- Brief
Retype the run of lines that opens with the line containing "Reproduce this chart with matplotlib." and closes with the line containing "plt.rcParams['font.family'] = ['Liberation", exactly and inclusively, but skip the pictures.

Plotting code records:
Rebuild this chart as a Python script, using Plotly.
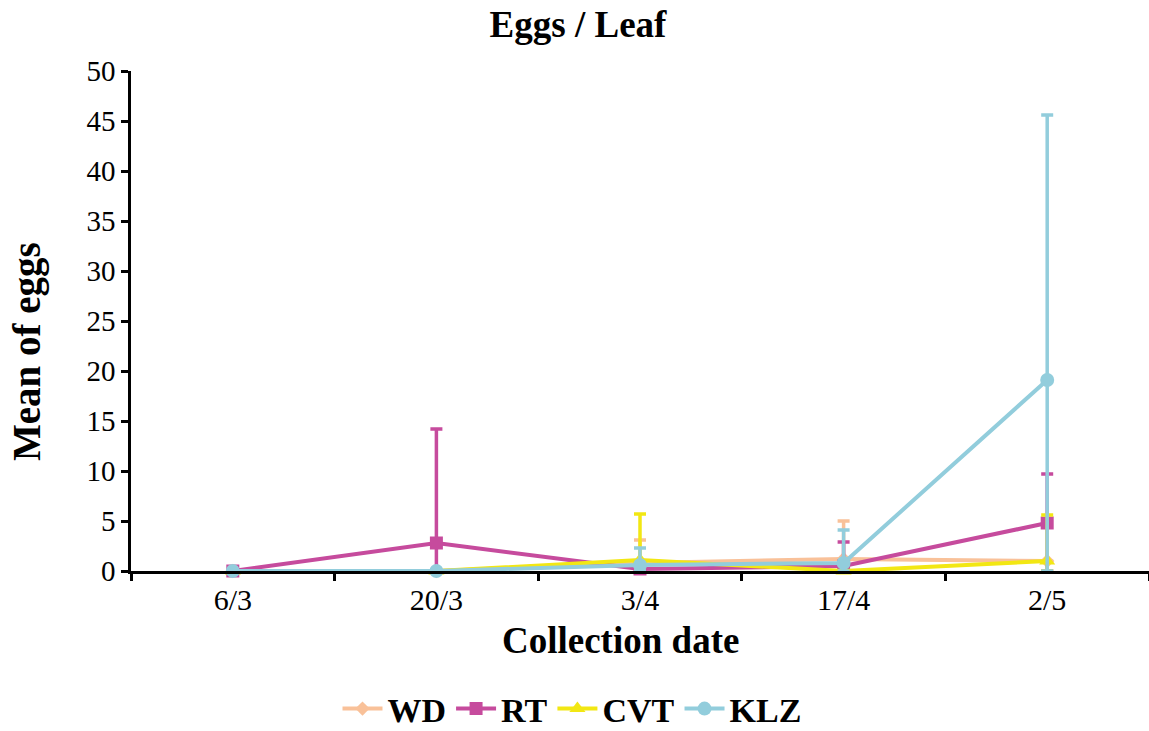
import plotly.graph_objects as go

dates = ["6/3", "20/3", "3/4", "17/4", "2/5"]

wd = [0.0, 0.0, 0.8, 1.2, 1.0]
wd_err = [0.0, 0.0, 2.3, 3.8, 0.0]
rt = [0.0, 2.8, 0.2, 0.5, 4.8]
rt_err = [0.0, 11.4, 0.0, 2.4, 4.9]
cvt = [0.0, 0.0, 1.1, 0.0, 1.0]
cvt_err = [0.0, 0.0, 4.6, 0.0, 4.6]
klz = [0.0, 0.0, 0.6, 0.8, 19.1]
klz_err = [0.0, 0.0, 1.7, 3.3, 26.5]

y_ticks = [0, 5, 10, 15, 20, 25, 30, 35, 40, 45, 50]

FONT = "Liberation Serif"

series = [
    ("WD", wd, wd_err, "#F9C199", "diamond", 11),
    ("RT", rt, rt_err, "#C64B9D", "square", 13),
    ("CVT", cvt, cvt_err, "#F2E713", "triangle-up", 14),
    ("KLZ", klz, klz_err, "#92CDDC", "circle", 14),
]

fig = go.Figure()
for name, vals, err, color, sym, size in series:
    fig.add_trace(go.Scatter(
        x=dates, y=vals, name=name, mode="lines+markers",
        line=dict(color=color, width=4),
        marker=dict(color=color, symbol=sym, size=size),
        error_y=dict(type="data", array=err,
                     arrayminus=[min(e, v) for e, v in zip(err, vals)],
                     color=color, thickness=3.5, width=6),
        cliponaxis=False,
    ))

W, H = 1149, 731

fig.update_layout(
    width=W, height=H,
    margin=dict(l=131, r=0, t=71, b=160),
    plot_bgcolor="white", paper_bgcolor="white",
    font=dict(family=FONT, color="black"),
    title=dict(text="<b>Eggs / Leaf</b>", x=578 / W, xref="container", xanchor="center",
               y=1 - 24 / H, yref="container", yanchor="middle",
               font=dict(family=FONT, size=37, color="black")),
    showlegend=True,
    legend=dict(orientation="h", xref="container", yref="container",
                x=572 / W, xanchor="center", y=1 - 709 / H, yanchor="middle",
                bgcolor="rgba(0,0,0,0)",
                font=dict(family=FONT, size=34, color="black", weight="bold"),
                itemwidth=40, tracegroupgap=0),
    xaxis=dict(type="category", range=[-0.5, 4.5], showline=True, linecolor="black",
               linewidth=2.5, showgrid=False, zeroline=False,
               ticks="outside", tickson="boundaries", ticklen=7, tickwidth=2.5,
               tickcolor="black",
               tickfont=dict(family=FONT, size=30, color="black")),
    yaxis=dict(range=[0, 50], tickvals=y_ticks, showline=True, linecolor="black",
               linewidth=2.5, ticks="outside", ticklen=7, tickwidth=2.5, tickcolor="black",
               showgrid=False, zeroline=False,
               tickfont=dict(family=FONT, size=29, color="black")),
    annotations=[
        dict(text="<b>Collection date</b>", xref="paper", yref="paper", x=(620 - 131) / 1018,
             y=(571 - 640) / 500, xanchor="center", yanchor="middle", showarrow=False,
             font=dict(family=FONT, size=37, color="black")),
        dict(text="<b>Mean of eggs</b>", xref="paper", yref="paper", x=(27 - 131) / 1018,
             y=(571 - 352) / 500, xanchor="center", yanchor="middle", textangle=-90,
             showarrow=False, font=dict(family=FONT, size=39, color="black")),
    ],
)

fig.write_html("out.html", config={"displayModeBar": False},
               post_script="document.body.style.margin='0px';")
* * *
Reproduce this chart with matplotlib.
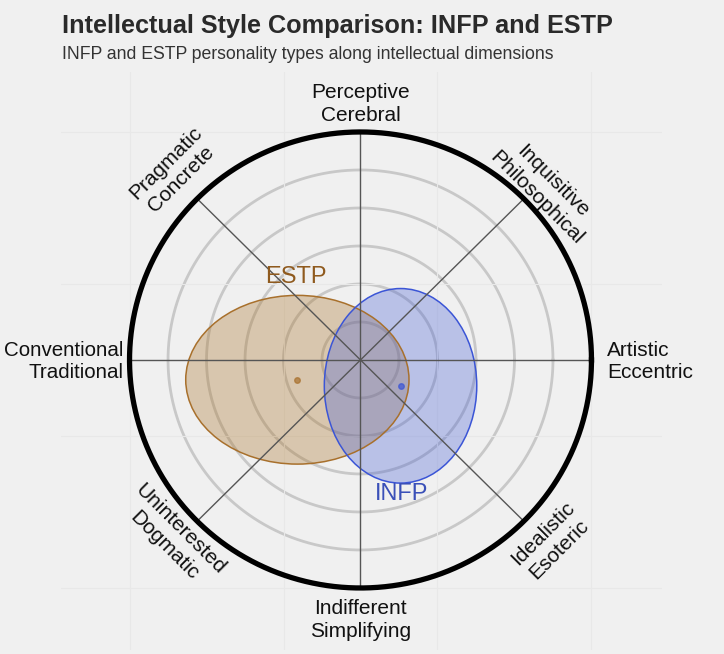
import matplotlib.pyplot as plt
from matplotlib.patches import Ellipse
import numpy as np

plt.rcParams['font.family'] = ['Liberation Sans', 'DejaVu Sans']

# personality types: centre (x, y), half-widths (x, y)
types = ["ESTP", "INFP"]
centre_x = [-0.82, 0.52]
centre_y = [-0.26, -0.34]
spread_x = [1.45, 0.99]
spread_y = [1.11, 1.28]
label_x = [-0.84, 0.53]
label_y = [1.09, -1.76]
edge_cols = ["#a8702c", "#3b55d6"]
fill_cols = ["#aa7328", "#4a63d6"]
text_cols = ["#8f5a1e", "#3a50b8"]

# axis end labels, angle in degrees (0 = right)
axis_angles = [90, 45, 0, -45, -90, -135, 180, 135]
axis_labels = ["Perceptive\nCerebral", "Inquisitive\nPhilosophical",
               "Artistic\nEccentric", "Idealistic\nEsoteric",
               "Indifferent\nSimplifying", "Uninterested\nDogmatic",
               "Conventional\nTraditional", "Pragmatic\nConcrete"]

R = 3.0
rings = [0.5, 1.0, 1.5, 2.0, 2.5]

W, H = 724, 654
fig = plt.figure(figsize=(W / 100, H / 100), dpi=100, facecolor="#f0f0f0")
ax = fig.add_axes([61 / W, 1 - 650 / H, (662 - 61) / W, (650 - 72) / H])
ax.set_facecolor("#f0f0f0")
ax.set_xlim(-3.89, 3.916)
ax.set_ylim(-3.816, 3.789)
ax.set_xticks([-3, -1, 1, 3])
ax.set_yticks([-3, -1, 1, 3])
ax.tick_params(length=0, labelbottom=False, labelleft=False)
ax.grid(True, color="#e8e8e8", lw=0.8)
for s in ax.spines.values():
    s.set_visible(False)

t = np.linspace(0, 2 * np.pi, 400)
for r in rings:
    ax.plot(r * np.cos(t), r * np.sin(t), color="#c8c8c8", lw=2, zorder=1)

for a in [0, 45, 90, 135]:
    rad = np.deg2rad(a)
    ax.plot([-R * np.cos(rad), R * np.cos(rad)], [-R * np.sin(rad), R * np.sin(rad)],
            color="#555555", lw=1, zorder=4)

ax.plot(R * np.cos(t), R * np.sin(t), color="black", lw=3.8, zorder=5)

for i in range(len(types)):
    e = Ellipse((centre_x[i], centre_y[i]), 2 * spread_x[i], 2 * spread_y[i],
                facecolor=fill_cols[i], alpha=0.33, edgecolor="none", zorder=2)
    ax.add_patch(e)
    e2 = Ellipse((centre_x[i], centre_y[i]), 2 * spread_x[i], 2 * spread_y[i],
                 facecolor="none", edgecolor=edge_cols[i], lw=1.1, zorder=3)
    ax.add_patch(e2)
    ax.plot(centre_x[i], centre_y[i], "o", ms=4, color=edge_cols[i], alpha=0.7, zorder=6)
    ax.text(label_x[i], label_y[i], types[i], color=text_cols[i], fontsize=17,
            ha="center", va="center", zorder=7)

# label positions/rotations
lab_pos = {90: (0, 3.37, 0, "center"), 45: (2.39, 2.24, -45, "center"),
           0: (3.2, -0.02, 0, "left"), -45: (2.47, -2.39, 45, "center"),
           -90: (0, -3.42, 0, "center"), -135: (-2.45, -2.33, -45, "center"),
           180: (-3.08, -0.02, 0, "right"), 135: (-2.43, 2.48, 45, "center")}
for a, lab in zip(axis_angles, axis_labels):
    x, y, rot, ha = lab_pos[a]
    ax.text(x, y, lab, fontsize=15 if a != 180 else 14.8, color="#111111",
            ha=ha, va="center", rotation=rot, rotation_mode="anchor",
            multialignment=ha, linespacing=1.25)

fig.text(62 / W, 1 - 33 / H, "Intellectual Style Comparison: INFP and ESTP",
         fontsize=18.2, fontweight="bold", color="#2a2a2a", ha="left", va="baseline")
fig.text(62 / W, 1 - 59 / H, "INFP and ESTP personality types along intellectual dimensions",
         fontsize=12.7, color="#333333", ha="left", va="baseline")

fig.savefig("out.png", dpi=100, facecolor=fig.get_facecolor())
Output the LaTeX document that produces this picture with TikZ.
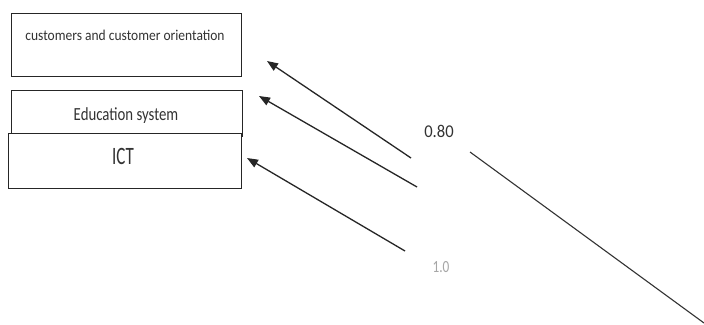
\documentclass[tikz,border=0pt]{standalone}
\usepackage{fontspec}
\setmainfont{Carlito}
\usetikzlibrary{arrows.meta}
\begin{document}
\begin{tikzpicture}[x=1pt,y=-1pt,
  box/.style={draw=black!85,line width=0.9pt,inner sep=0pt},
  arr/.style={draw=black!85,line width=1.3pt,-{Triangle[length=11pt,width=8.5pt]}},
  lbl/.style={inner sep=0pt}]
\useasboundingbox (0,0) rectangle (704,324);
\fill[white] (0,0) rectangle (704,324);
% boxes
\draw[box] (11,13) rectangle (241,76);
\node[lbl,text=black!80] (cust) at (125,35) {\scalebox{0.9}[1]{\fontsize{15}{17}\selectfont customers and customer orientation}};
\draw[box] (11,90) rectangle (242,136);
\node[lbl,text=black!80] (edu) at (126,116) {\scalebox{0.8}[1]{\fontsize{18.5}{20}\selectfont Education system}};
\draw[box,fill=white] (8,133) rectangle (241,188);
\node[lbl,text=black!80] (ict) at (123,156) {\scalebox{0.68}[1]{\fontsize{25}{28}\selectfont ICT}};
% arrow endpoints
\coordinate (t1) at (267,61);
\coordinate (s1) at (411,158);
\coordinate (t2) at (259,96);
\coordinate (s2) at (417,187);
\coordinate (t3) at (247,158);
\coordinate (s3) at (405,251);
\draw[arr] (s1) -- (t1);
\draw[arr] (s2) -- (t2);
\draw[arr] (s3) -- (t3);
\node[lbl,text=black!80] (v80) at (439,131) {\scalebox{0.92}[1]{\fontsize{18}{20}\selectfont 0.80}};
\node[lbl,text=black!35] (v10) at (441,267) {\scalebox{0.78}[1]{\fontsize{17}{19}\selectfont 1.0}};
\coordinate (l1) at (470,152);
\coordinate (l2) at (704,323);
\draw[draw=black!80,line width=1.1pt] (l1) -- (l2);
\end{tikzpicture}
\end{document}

- Complete output
Reproduce this chart with matplotlib.
import matplotlib.pyplot as plt
from matplotlib.patches import Ellipse
import numpy as np

plt.rcParams['font.family'] = ['Liberation Sans', 'DejaVu Sans']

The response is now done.